Les travaux commencent en 1801, ils sont officiellement achevés en 1868. Contrairement à une idée reçue, les sables provoquaient des dégâts indirects en obstruant les cours d’eau ; le résultat, ce sont des inondations sur l’arrière-pays, et c’est par cette problématique qu’ont débuté les grands travaux de fixation des sables. On commence par maîtriser les rives des Courants landais (ce sont les cours d’eau reliant les étangs à l’océan), on débouche leur lit en amont…

Puis, en 1821, arrive un ingénieur dénommé Jean Sébastien Goury ; l’œuvre de cet homme a fait l’objet de recherches, et l’on vient de s’apercevoir qu’il a également travaillé pour le projet de « canal des Landes », puis qu’il est devenu député… C’est lui qui a mis au point la technique d’édification de la dune littorale, avec deux originalités : la rétention des sables à l’aide de palissades mobiles (des planches) et leur fixation à l’aide du gourbet. Il est donc le promoteur du « génie dunaire » et de la phytostabilisation ! L’ancienne zone de sables mobiles, entre océan et étangs est désormais fixée ; près du littoral, une dune rectiligne contrôle les transferts de sables, et protège des submersions. On s’emploie à entretenir cette jeune dune, et la nouvelle forêt de pins : c’est aux Eaux et Forêts qu’incombe la tâche.

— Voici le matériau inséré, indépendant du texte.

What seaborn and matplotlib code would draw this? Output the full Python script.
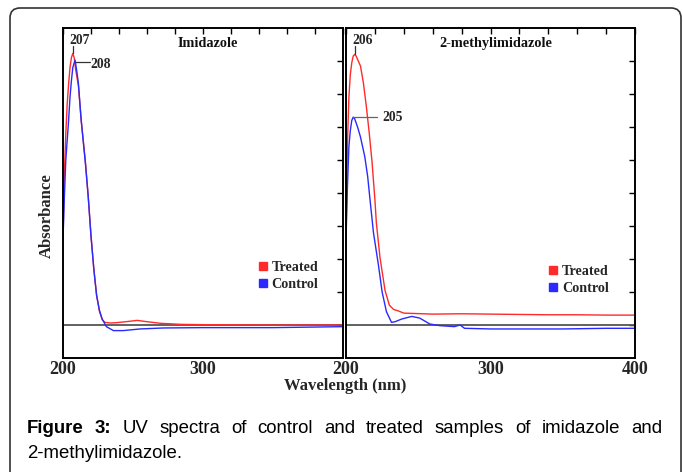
import numpy as np
import pandas as pd
import matplotlib
matplotlib.use("Agg")
import matplotlib.pyplot as plt
import matplotlib.transforms as mtransforms
import seaborn as sns
from matplotlib.lines import Line2D
from matplotlib.patches import FancyBboxPatch

# ---------------- data (absorbance in arbitrary tick units) ----------------
imid_treated_wl = [200, 201, 202, 203, 204, 205, 206, 207, 208, 209, 211, 213, 216, 218, 220, 222,
                   224, 226, 228, 230, 234, 238, 245, 253, 260, 270, 284, 300, 350, 400]
imid_treated_abs = [2.6, 4.6, 5.8, 6.7, 7.3, 7.8, 8.1, 8.23, 8.1, 7.75, 7.25, 6.2, 4.95, 3.9, 2.7, 1.7,
                    0.9, 0.42, 0.16, 0.08, 0.06, 0.07, 0.1, 0.14, 0.1, 0.05, 0.02, 0.01, 0.0, 0.0]

imid_control_wl = [200, 201, 202, 203, 204, 205, 206, 207, 208.6, 210, 211, 213, 216, 218, 220, 222,
                   224, 226, 228, 231, 236, 243, 255, 272, 300, 350, 400]
imid_control_abs = [2.6, 3.9, 5.0, 5.6, 6.2, 6.9, 7.4, 7.8, 8.03, 7.65, 7.32, 6.2, 4.9, 3.9, 2.7, 1.7,
                    0.9, 0.45, 0.18, -0.05, -0.17, -0.17, -0.12, -0.09, -0.08, -0.08, -0.05]

meth_treated_wl = [200, 201, 202, 203, 204, 205, 206, 207, 208, 210, 212, 214, 216, 218, 220, 221,
                   223.5, 227, 230, 233, 236, 240, 260, 280, 300, 320, 340, 360, 380, 400]
meth_treated_abs = [2.5, 5.5, 6.9, 7.6, 7.95, 8.15, 8.2, 8.15, 8.05, 7.85, 7.35, 6.65, 5.85, 4.95, 3.8, 3.1,
                    2.05, 1.05, 0.6, 0.47, 0.43, 0.36, 0.33, 0.34, 0.33, 0.32, 0.31, 0.31, 0.30, 0.30]

meth_control_wl = [200, 201, 202, 203, 204, 205, 206, 208, 210, 213, 215, 216.5, 219, 222.5, 225, 228,
                   231.5, 234, 238.5, 245.5, 251, 258, 265, 275, 279, 282, 300, 350, 380, 400]
meth_control_abs = [2.6, 4.2, 5.4, 5.9, 6.2, 6.3, 6.25, 6.0, 5.7, 5.1, 4.5, 3.85, 2.8, 1.8, 1.0, 0.4,
                    0.08, 0.1, 0.18, 0.26, 0.21, 0.03, -0.02, -0.05, 0.0, -0.1, -0.12, -0.12, -0.1, -0.1]

panel_titles = ["Imidazole", "2-methylimidazole"]
sample_names = ["Treated", "Control"]
peak_labels_imid = ["207", "208"]
peak_labels_meth = ["206", "205"]
xtick_labels_left = {200: "200", 300: "300"}
xtick_labels_right = {200: "200", 300: "300", 400: "400"}

caption_words = ["Figure", "3:", "UV", "spectra", "of", "control", "and", "treated",
                 "samples", "of", "imidazole", "and"]
caption_line2 = "2-methylimidazole."


def make_df(wl_t, ab_t, wl_c, ab_c):
    return pd.concat([
        pd.DataFrame({"wavelength": wl_t, "absorbance": ab_t, "sample": "Treated"}),
        pd.DataFrame({"wavelength": wl_c, "absorbance": ab_c, "sample": "Control"}),
    ], ignore_index=True)


df_imid = make_df(imid_treated_wl, imid_treated_abs, imid_control_wl, imid_control_abs)
df_meth = make_df(meth_treated_wl, meth_treated_abs, meth_control_wl, meth_control_abs)

# ---------------- styling ----------------
sns.set_theme(style="white")
plt.rcParams['font.family'] = ['Liberation Serif', 'DejaVu Serif']

W, H = 683, 472
fig = plt.figure(figsize=(W / 100, H / 100), dpi=100)
fig.patch.set_facecolor("white")

ax1 = fig.add_axes([63 / W, 1 - 358 / H, 280 / W, 330 / H])
ax2 = fig.add_axes([346 / W, 1 - 358 / H, 289 / W, 330 / H])

palette = {"Treated": "#ff2a2a", "Control": "#2a2aff"}

for ax, df, title, tlabels in [(ax1, df_imid, panel_titles[0], xtick_labels_left),
                               (ax2, df_meth, panel_titles[1], xtick_labels_right)]:
    ax.set_facecolor("white")
    ax.axhline(0, color="#555555", lw=1.3, zorder=1)
    sns.lineplot(data=df, x="wavelength", y="absorbance", hue="sample",
                 hue_order=sample_names, palette=palette, estimator=None,
                 linewidth=1.0, legend=False, ax=ax, zorder=2)
    ax.set_xlim(200, 400)
    ax.set_ylim(-1, 9)
    ticks = list(range(200, 401, 20))
    ax.set_xticks(ticks)
    ax.set_xticklabels([tlabels.get(t, "") for t in ticks], fontweight="bold", fontsize=13)
    ax.set_yticks(range(0, 9))
    ax.set_yticklabels([])
    ax.tick_params(axis="both", direction="in", top=True, right=True, length=4,
                   width=1.0, color="black", pad=2)
    ax.set_xlabel("")
    ax.set_ylabel("")
    for s in ax.spines.values():
        s.set_visible(True)
        s.set_color("black")
        s.set_linewidth(1.4)
    ax.text(0.518, 0.952, title, transform=ax.transAxes, ha="center", va="center",
            fontweight="bold", fontsize=10.3, color="#111111")

# legends
for ax, xy in [(ax1, (0.70, 0.295)), (ax2, (0.703, 0.283))]:
    handles = [Line2D([], [], marker="s", linestyle="", color=palette[s], markersize=6)
               for s in sample_names]
    ax.legend(handles, sample_names, loc="upper left", bbox_to_anchor=xy,
              frameon=False, handlelength=0.6, handletextpad=0.3, labelspacing=0.28,
              borderpad=0, borderaxespad=0,
              prop={"weight": "bold", "size": 10.2, "family": "Liberation Serif"})

# peak annotations
lc = "#333333"
ax1.plot([207, 207], [8.23, 8.45], color=lc, lw=0.9)
ax1.text(212.1, 8.62, peak_labels_imid[0], ha="center", va="center", fontweight="bold", fontsize=9.8)
ax1.plot([208.6, 219.3], [7.97, 7.97], color=lc, lw=0.9)
ax1.text(219.8, 7.9, peak_labels_imid[1], ha="left", va="center", fontweight="bold", fontsize=9.8)

ax2.plot([206, 206], [8.2, 8.45], color=lc, lw=0.9)
ax2.text(211.8, 8.62, peak_labels_meth[0], ha="center", va="center", fontweight="bold", fontsize=9.8)
ax2.plot([205, 221.5], [6.3, 6.3], color="#666666", lw=0.9)
ax2.text(225.5, 6.3, peak_labels_meth[1], ha="left", va="center", fontweight="bold", fontsize=9.8)

# axis labels
fig.text(345 / W, 1 - 386 / H, "Wavelength (nm)", ha="center", va="center",
         fontweight="bold", fontsize=12)
fig.text(47 / W, 1 - 216 / H, "Absorbance", ha="center", va="center", rotation=90,
         fontweight="bold", fontsize=12)

# outer rounded frame (pixel coords)
box = FancyBboxPatch((10, -30), 671, 464 + 30, boxstyle="round,pad=0,rounding_size=10",
                     transform=mtransforms.IdentityTransform(), facecolor="none",
                     edgecolor="#333333", linewidth=1.2)
fig.add_artist(box)

# caption (justified first line)
cap_font = ["Liberation Sans", "DejaVu Sans"]
cap_size = 13.4
y1 = 1 - 433 / H
renderer = fig.canvas.get_renderer()
texts = []
for i, w in enumerate(caption_words):
    t = fig.text(0, y1, w, ha="left", va="baseline", family=cap_font, fontsize=cap_size,
                 fontweight="bold" if i < 2 else "normal", color="black")
    texts.append(t)
widths = [t.get_window_extent(renderer).width for t in texts]
x_left, x_right = 27, 662
gap = (x_right - x_left - sum(widths)) / (len(texts) - 1)
x = x_left
for t, wdt in zip(texts, widths):
    t.set_x(x / W)
    x += wdt + gap
fig.text(x_left / W, 1 - 458 / H, caption_line2, ha="left", va="baseline", family=cap_font,
         fontsize=cap_size, color="black")

fig.savefig("out.png", dpi=100, facecolor="white")
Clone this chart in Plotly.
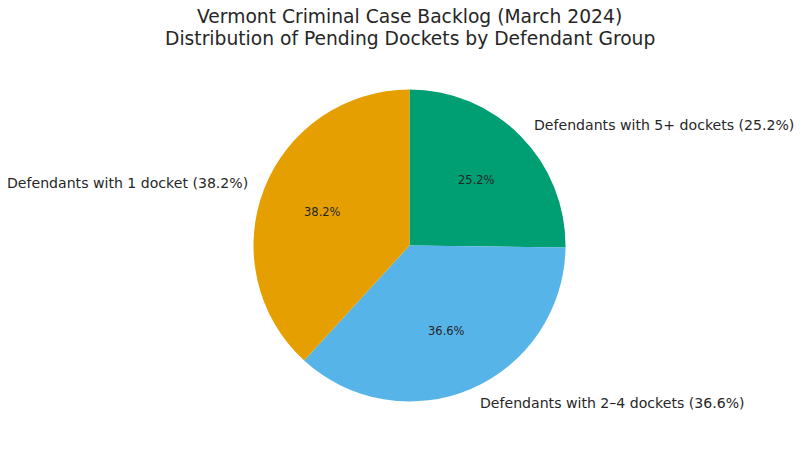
import math
import plotly.graph_objects as go

groups = ["Defendants with 1 docket", "Defendants with 2–4 dockets", "Defendants with 5+ dockets"]
shares = [38.2, 36.6, 25.2]
colors = ["#E69F00", "#56B4E9", "#009E73"]
title_lines = ["Vermont Criminal Case Backlog (March 2024)",
               "Distribution of Pending Dockets by Defendant Group"]

W, H = 800, 449
CX, CY, R = 409.5, 245.5, 156.0  # pixel geometry of the pie
TXT = "#262626"
FONT = "DejaVu Sans"

# matplotlib-like ordering: first slice starts at 12 o'clock, running counterclockwise.
# Plotly's clockwise mode starts at 12 o'clock, so feed the slices reversed.
fig = go.Figure()
fig.add_trace(go.Pie(
    labels=groups[::-1],
    values=shares[::-1],
    marker=dict(colors=colors[::-1], line=dict(width=0)),
    sort=False,
    direction="clockwise",
    rotation=0,
    textinfo="none",
    showlegend=False,
    hoverinfo="label+percent",
    domain=dict(x=[(CX - R) / W, (CX + R) / W], y=[1 - (CY + R) / H, 1 - (CY - R) / H]),
))

total = sum(shares)
start = 90.0
annotations = []
for g, v in zip(groups, shares):
    span = v / total * 360.0
    mid = math.radians(start + span / 2)
    start += span
    lx = CX + 1.1 * R * math.cos(mid)
    ly = CY - 1.1 * R * math.sin(mid)
    annotations.append(dict(
        x=lx / W, y=1 - ly / H, xref="paper", yref="paper",
        text=f"{g} ({v:.1f}%)", showarrow=False,
        xanchor="left" if math.cos(mid) >= 0 else "right", yanchor="middle",
        font=dict(family=FONT, size=14.1, color=TXT),
    ))
    px = CX + 0.6 * R * math.cos(mid)
    py = CY - 0.6 * R * math.sin(mid)
    annotations.append(dict(
        x=px / W, y=1 - py / H, xref="paper", yref="paper",
        text=f"{v:.1f}%", showarrow=False, xanchor="center", yanchor="middle",
        font=dict(family=FONT, size=11.5, color=TXT),
    ))

for line, ty in zip(title_lines, [17.0, 38.0]):
    annotations.append(dict(
        x=CX / W, y=1 - ty / H, xref="paper", yref="paper",
        text=line, showarrow=False, xanchor="center", yanchor="middle",
        font=dict(family=FONT, size=18.7, color=TXT),
    ))

fig.update_layout(
    width=W, height=H,
    margin=dict(l=0, r=0, t=0, b=0),
    paper_bgcolor="white", plot_bgcolor="white",
    annotations=annotations,
)
fig.write_html("out.html",
               config={"displayModeBar": False},
               post_script="document.body.style.margin='0';document.body.style.overflow='hidden';")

Mais les deux guerres mondiales vont mettre à mal le littoral ; de plus, de fortes érosions marines engendrent un important recul du trait de côte après la Seconde Guerre, et une intense activité éolienne mobilise les sables dans les années 1960. Il n’en faut pas plus à un autre ingénieur, Guy Jounet, pour remettre en état les dunes aquitaines … à l’aide d’un bull-dozer : Autres temps, autres techniques !

Aujourd’hui, et grâce au soutien des scientifiques depuis les années 1980 (université de Bordeaux, botanistes…), le littoral fait l’objet de suivis constants et de travaux adaptés aux contextes. Mais l’objectif n’a pas changé : la dune protège les biens de l’Homme situés à l’intérieur des terres de l’immersion, de l’ensablement … lorsqu’elle a suffisamment d’espace pour pouvoir mener à bien sa mission.